Cuando sé, o supongo honradamente, que hay algo bueno detrás lo que estoy haciendo no me importa hacerlo y deshacerlo y revisarlo cuantas veces sea necesario, aunque a ratos me entre el desfallecimiento y quiera mandarlo todo a la porra. En esto, ayuda la falta de presión de editores, la nula necesidad que tengo de la escritura para vivir; por tanto, me puedo permitir el lujo de no conformarme; y me puedo permitir el lujo de tardar en escribir una historia lo que sea necesario. Como se ve, cualquier situación tiene su lado positivo.

Pero hube de esperar casi dos veranos, para volver sobre ella. Entre medias, surgió la publicación de Aquel sábado lluvioso y la escritura de Cuentos de Euritmia.

viernes, 3 de septiembre de 2010

Regreso

No me extraña que lo pensaráis.
Estáis en vuestro derecho.
Hasta yo pensé que este blog se acabaría por apagar, como una vela sin cera.
Demasiadas cosas, quizá demasiadas esperanzas.
Esta herramienta es de la que dispongo, y de nuevo la tomo.

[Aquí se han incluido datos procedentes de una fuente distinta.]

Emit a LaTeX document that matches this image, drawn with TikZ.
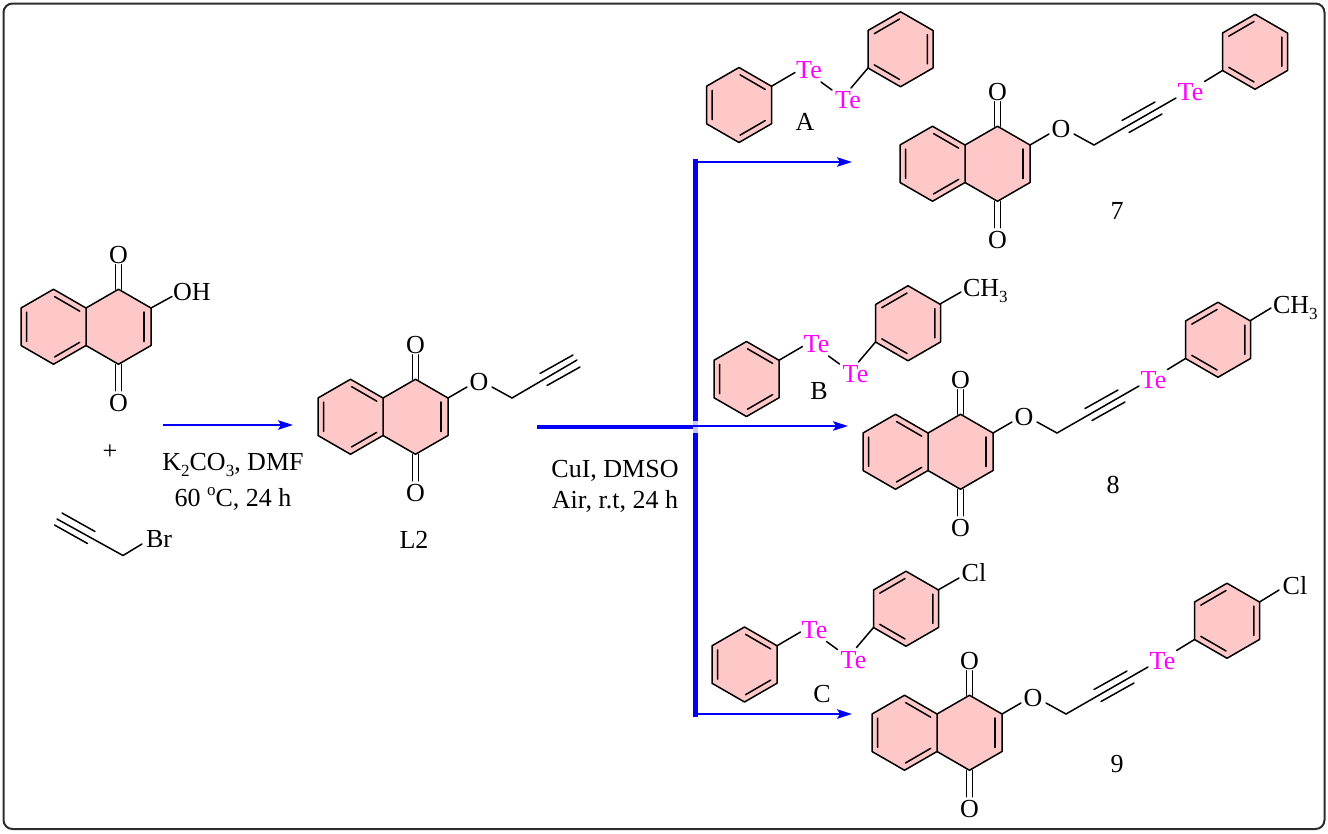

De la publicación de Mañana amanecerá en este mismo blog, he obtenido algunas conclusiones. La primera, la más evidente, es que publicar una novela en entregas semanales es excesiva distancia para mantener un mínimo interés en la audiencia y en los lectores. Por corta que sea una novela, se hace muy larga con una entrega a la semana.
Así que he decidido el regreso con otra nueva novela de mi juventud que fue reescrita allá por el 2002. Se titula Fin de trayecto y a mi modo de ver va a resultar distinta a la anterior.
Tenía otro adjetivo en la punta de los dedos, pero me he contenido a tiempo, pues no quiero influenciar vuestra opinión.
Habrá tres entregas semanales: martes, jueves y sábado, y comenzaremos el próximo día catorce de septiembre.
Hasta ese día me dedicaré a desempolvar, lavar y peinar la novela que os brindo...
Quizá incluso, haya alguna otra entrada previa.